The inter-command playback timing for macro steps cannot be adjusted from the default setting, which is basically "fast". I timed a 16 step macro with the mandatory 1 device change at roughly 4.5 seconds, while a similar macro with 8 device changes took exactly the same amount of time. These are interesting results compared to the RM-VL710 which clocked in, respectively, at 8 seconds and 6 seconds with the same macros. One other feature that would be nice is the possibility of customizing the 2-second hold time requirement for component select buttons, since the default delay is a little long.

If you don't need all 12 of those macros it's also possible to store a single learned infrared command on each of the macro-capable buttons - useful if all you want is an input command or to turn a particular device on or off. This command will be transmitted instantly each time the button is pressed.

Speaking of powering on devices, the RM-VL600 includes a specialized "power on" function for most Sony equipment that, when activated, will turn on the device when the component selection button is pressed. As mentioned this only works with Sony equipment and can be combined with a Component Select macro on the same button (while learned functions on those keys cannot be combined with anything). There is no matching "power off" feature.

Micro macros - still hanging around!
The RM-VL600's packaging is rather vague on exactly what sort of learning capabilities the remote features. Recent Sony models have advertised that they can learn codes up to 500kHz in frequency and 250-bits in length, far more than average remotes that classically top out at 50kHz and 20 or 30 bits. But despite the absence of technical specifications it would appear that the RM-VL600 does in fact include the same capabilities as previous models - which is great news since that means it's "micro macro" capable!

"Micro macros?" you might say, "Isn't that sort of redundant?"

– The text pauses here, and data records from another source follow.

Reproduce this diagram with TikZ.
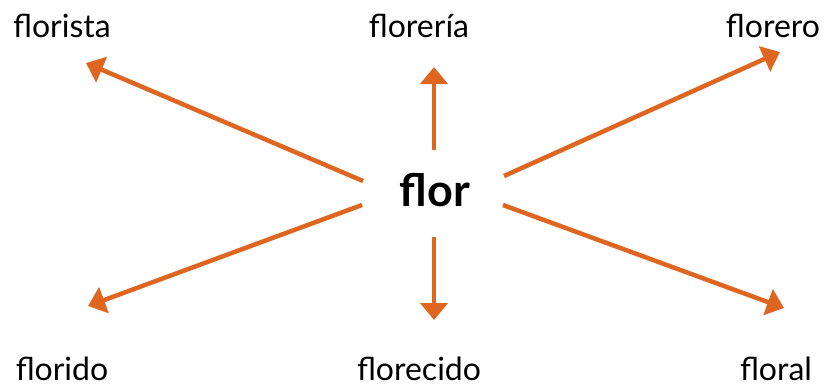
\documentclass[tikz,border=0pt]{standalone}
\usepackage{fontspec}
\setmainfont{Lato}
\usetikzlibrary{arrows.meta}
\definecolor{arr}{RGB}{222,102,32}
\begin{document}
\begin{tikzpicture}[x=1pt,y=-1pt,
  word/.style={inner sep=0pt, anchor=base, font=\fontsize{32}{36}\selectfont},
  con/.style={draw=arr, line width=4.5pt, -{Triangle[length=17pt,width=27pt]}}]
\useasboundingbox (0,0) rectangle (827,388);
\node[word] (florista) at (62,37) {florista};
\node[word] (floreria) at (419,37) {florería};
\node[word] (florero) at (773,37) {florero};
\node[inner sep=0pt, anchor=base, font=\fontsize{45}{50}\selectfont\bfseries] (flor) at (435,206) {flor};
\node[word] (florido) at (62,380) {florido};
\node[word] (florecido) at (419,380) {florecido};
\node[word] (floral) at (776,380) {floral};
\coordinate (a1s) at (363,181); \coordinate (a1e) at (86,63);
\coordinate (a2s) at (434,150); \coordinate (a2e) at (434,67);
\coordinate (a3s) at (504,176); \coordinate (a3e) at (780,52);
\coordinate (a4s) at (362,205); \coordinate (a4e) at (88,306);
\coordinate (a5s) at (434,237); \coordinate (a5e) at (434,320);
\coordinate (a6s) at (503,205); \coordinate (a6e) at (784,308);
\draw[con] (a1s) -- (a1e);
\draw[con] (a2s) -- (a2e);
\draw[con] (a3s) -- (a3e);
\draw[con] (a4s) -- (a4e);
\draw[con] (a5s) -- (a5e);
\draw[con] (a6s) -- (a6e);
\end{tikzpicture}
\end{document}
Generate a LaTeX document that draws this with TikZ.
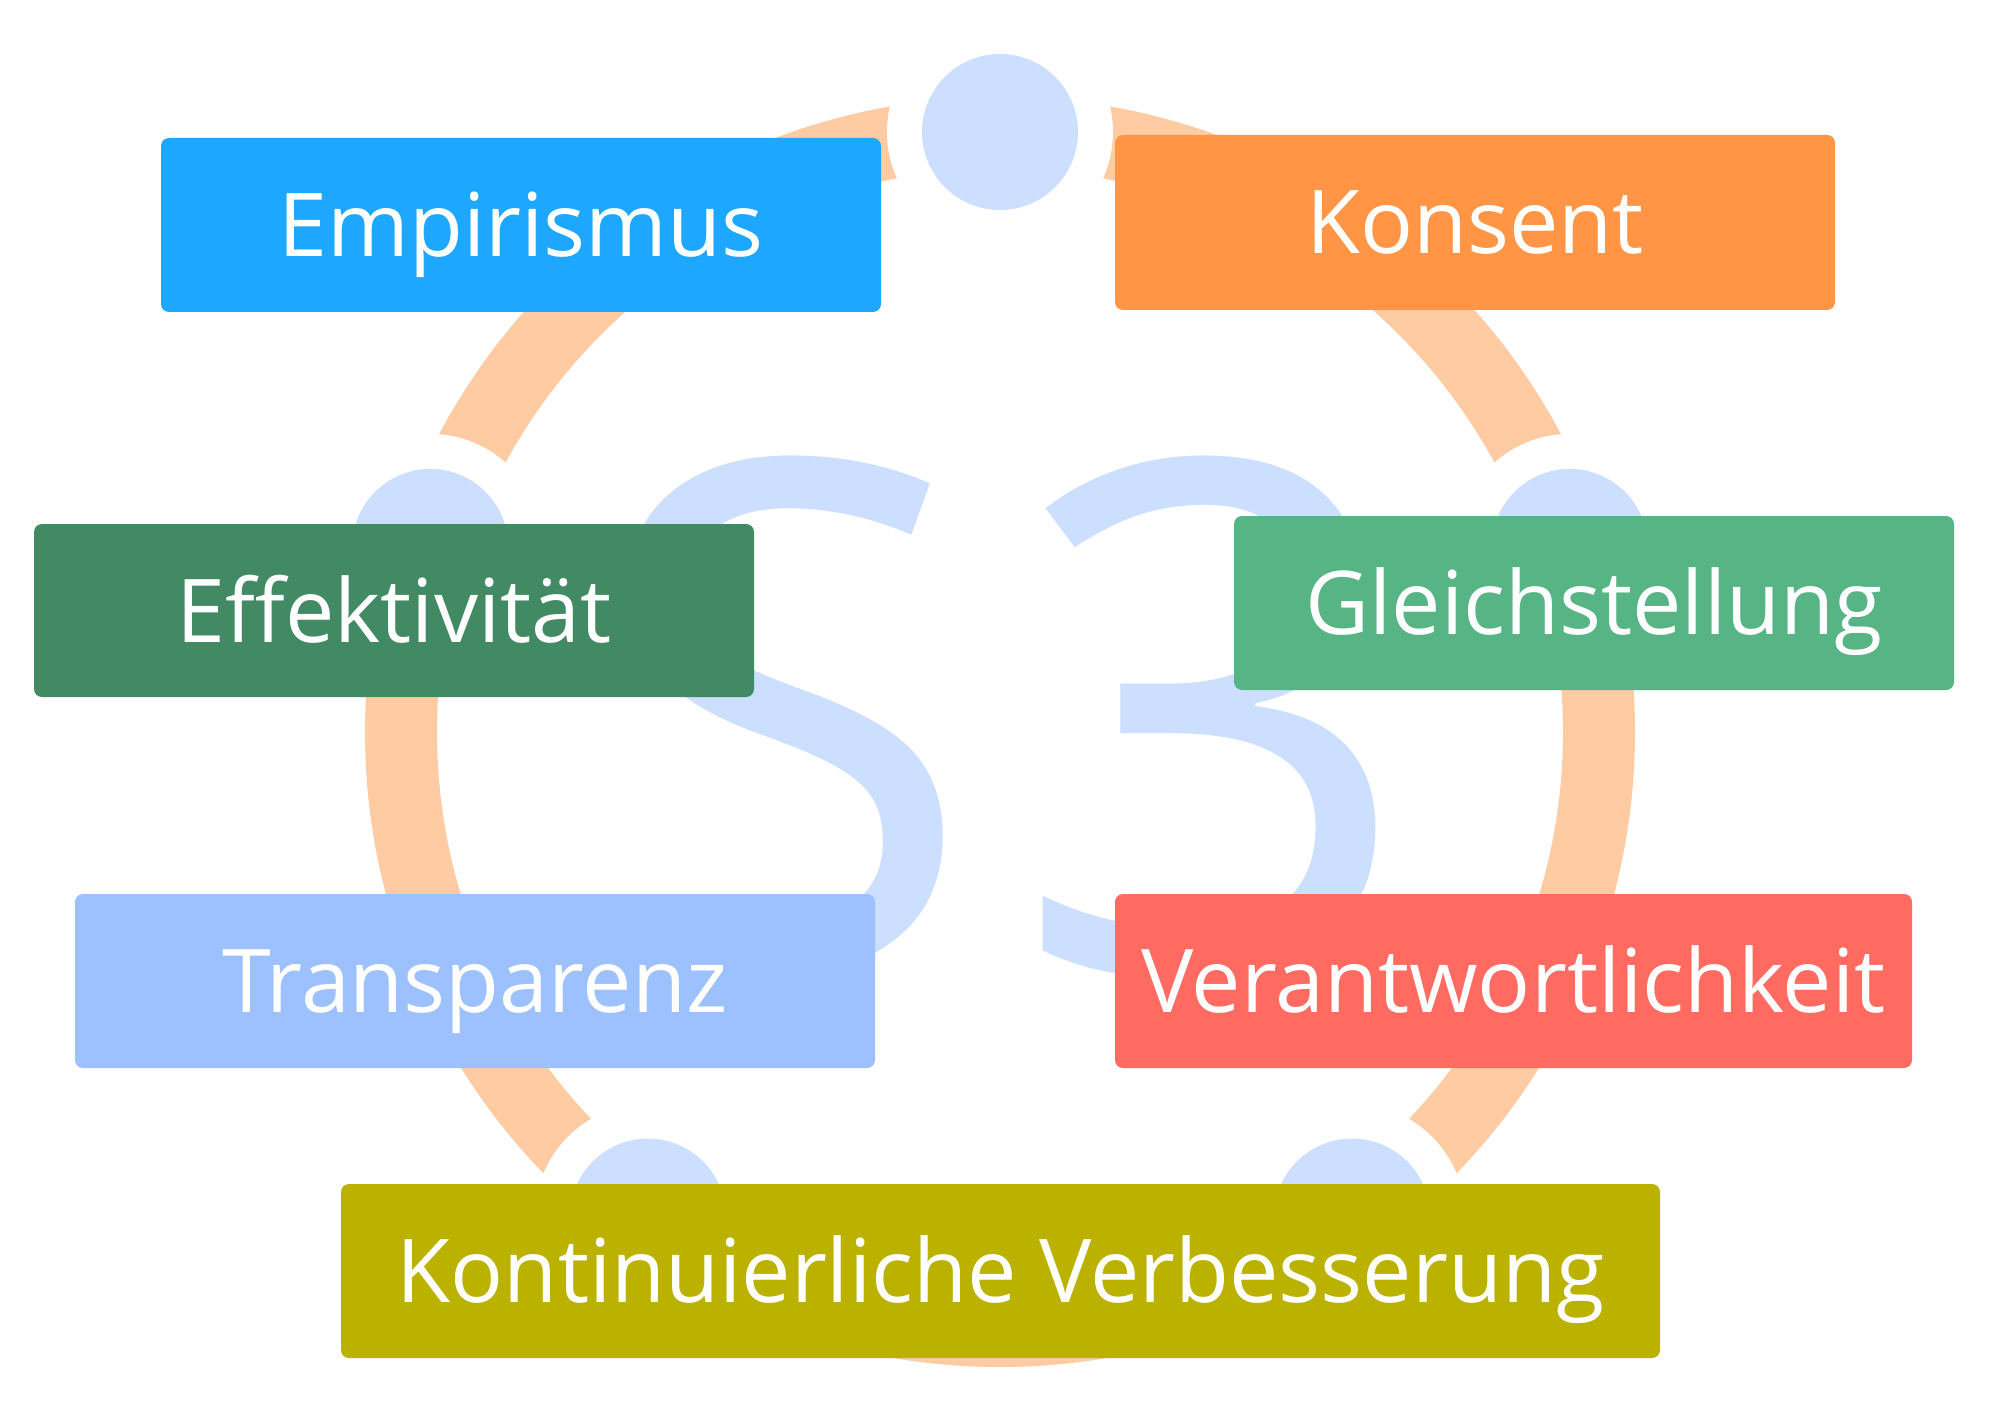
\documentclass[tikz,border=0pt]{standalone}
\usepackage{fontspec}
\setmainfont{Open Sans}
\definecolor{ringc}{HTML}{FFCBA3}
\definecolor{dotc}{HTML}{CCDFFE}
\definecolor{cEmp}{HTML}{1DA7FF}
\definecolor{cKon}{HTML}{FF9545}
\definecolor{cEff}{HTML}{428A64}
\definecolor{cGle}{HTML}{57B485}
\definecolor{cTra}{HTML}{9CC1FE}
\definecolor{cVer}{HTML}{FF6B61}
\definecolor{cKV}{HTML}{BBB200}
\begin{document}
\begin{tikzpicture}[x=1pt,y=-1pt,
  box/.style={rectangle, rounded corners=8pt, inner sep=0pt, text=white,
    font=\fontsize{88}{100}\selectfont, text height=63pt, text depth=0pt,
    minimum height=174pt},
  halo/.style={fill=white},
  dotfill/.style={fill=dotc}]
\useasboundingbox (0,0) rectangle (2000,1420);
\fill[white] (0,0) rectangle (2000,1420);
% ring
\coordinate (ctr) at (1000,732);
\draw[ringc, line width=72pt] (ctr) circle[radius=599pt];
% dots on ring
\coordinate (d1) at (1000,132);
\coordinate (d2) at (430.3,546.9);
\coordinate (d3) at (1569.7,546.9);
\coordinate (d4) at (647.9,1216.6);
\coordinate (d5) at (1352.1,1216.6);
\foreach \d in {d1,d2,d3,d4,d5}{
  \fill[halo] (\d) circle[radius=113pt];
  \fill[dotfill] (\d) circle[radius=78pt];
}
% big S3
\node[text=dotc, font=\fontsize{712}{712}\selectfont, inner sep=0pt, anchor=base] (s3) at (1002,971) {S\kern34pt 3};
% boxes
\node[box, fill=cEmp, minimum width=720pt] (emp) at (521,225) {Empirismus};
\node[box, fill=cKon, minimum width=720pt, minimum height=175pt] (kon) at (1475,222.5) {Konsent};
\node[box, fill=cEff, minimum width=720pt, minimum height=173pt] (eff) at (394,610.5) {Effektivität};
\node[box, fill=cGle, minimum width=720pt] (gle) at (1594,603) {Gleichstellung};
\node[box, fill=cTra, minimum width=800pt] (tra) at (475,981) {Transparenz};
\node[box, fill=cVer, minimum width=797pt] (ver) at (1513.5,981) {Verantwortlichkeit};
\node[box, fill=cKV, minimum width=1319pt] (kv) at (1000.5,1271) {Kontinuierliche Verbesserung};
\end{tikzpicture}
\end{document}
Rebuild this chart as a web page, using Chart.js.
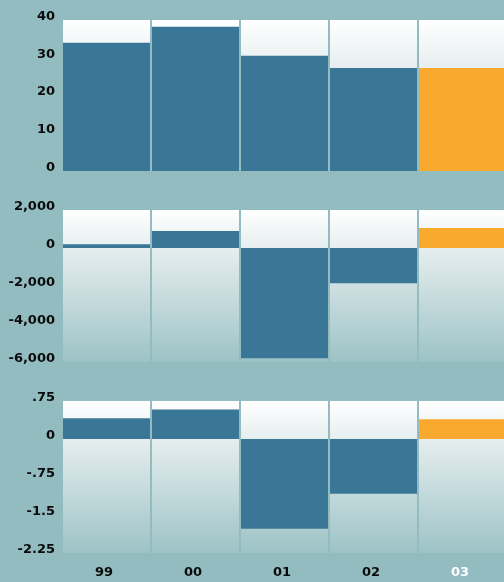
<!DOCTYPE html>
<html>
<head>
<meta charset="utf-8">
<script src="https://cdn.jsdelivr.net/npm/chart.js@4/dist/chart.umd.min.js"></script>
<style>
  html, body { margin: 0; padding: 0; background: #93bcc0; overflow: hidden; }
  #wrap { position: relative; width: 504px; height: 582px; overflow: hidden; background: #93bcc0; }
  canvas { position: absolute; left: 0; }
</style>
</head>
<body>
<div id="wrap">
  <canvas id="c1" width="507" height="190" style="top:0px"></canvas>
  <canvas id="c2" width="507" height="190" style="top:190px"></canvas>
  <canvas id="c3" width="507" height="202" style="top:380px"></canvas>
</div>
<script>
// data
const categories = ['99', '00', '01', '02', '03'];
const panel1Values = [34, 38.2, 30.5, 27.3, 27.3];
const panel2Values = [200, 900, -5800, -1850, 1050];
const panel3Values = [0.41, 0.58, -1.77, -1.08, 0.39];
const panel1Ticks = [0, 10, 20, 30, 40];
const panel2Ticks = [-6000, -4000, -2000, 0, 2000];
const panel3Ticks = [-2.25, -1.5, -0.75, 0, 0.75];
const panel3TickLabels = ['-2.25', '-1.5', '-.75', '0', '.75'];

const BLUE = '#3a7696';
const ORANGE = '#f9aa2e';
const barColors = categories.map((c, i) => i === categories.length - 1 ? ORANGE : BLUE);
const FONT = { family: 'DejaVu Sans', size: 13, weight: 'bold' };

// white fading to pale grey above zero, then down to teal below zero
function columnGradient(ctx) {
  const chart = ctx.chart;
  const area = chart.chartArea;
  if (!area) return '#ffffff';
  const y = chart.scales.y;
  let f = (y.getPixelForValue(0) - area.top) / (area.bottom - area.top);
  f = Math.min(Math.max(f, 0.05), 0.32);
  const g = chart.ctx.createLinearGradient(0, area.top, 0, area.bottom);
  g.addColorStop(0, '#ffffff');
  g.addColorStop(f, '#e6eeef');
  g.addColorStop(1, y.min < 0 ? '#9dc3c6' : '#dae5e7');
  return g;
}

function makePanel(id, values, ticks, tickLabels, pad, showX) {
  const min = ticks[0], max = ticks[ticks.length - 1];
  new Chart(document.getElementById(id), {
    type: 'bar',
    data: {
      labels: categories,
      datasets: [
        {
          data: values,
          backgroundColor: barColors,
          order: 1
        },
        {
          data: categories.map(() => [min, max]),
          backgroundColor: columnGradient,
          order: 2
        }
      ]
    },
    options: {
      responsive: false,
      animation: false,
      devicePixelRatio: 1,
      layout: { padding: { top: pad.top, bottom: pad.bottom, left: 0, right: 0 } },
      datasets: {
        bar: {
          grouped: false,
          barPercentage: 87 / 89,
          categoryPercentage: 1,
          borderWidth: 0
        }
      },
      plugins: { legend: { display: false }, tooltip: { enabled: false } },
      scales: {
        x: {
          display: showX,
          grid: { display: false, drawTicks: false },
          border: { display: false },
          ticks: {
            font: FONT,
            padding: 12,
            labelOffset: -2.5,
            color: categories.map((c, i) => i === categories.length - 1 ? '#ffffff' : '#0a0a0a')
          },
          afterFit: s => { s.height = showX ? 29 : 0; }
        },
        y: {
          min: min,
          max: max,
          grid: { display: false, drawTicks: false },
          border: { display: false },
          afterBuildTicks: s => { s.ticks = ticks.map(v => ({ value: v })); },
          afterFit: s => { s.width = 62; },
          ticks: {
            font: FONT,
            color: '#0a0a0a',
            padding: 7,
            labelOffset: -3.5,
            callback: (v, i) => tickLabels[i]
          }
        }
      }
    }
  });
}

makePanel('c1', panel1Values, panel1Ticks, panel1Ticks.map(v => String(v)), { top: 20, bottom: 19 }, false);
makePanel('c2', panel2Values, panel2Ticks, panel2Ticks.map(v => v.toLocaleString('en-US')), { top: 20, bottom: 18 }, false);
makePanel('c3', panel3Values, panel3Ticks, panel3TickLabels, { top: 21, bottom: 0 }, true);
</script>
</body>
</html>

No doubt this isn't something that you'll see advertised on any of Sony's boxes (although one of their high-end LCD models did turn this into an official capability), but "micro macros" is the process - or some might call art - of capturing more than one command on a single button. You see, most infrared signals require only 8 to 24 bits worth of space, while the RM-VL600 supports codes up to 250-bits long. So, with practice, it's possible to learn four or more commands onto any of the remote's buttons - and those commands don't need to be for the same device or even brand of device. "Micros" are an especially handy way to put favorite channel macros on otherwise unused keys.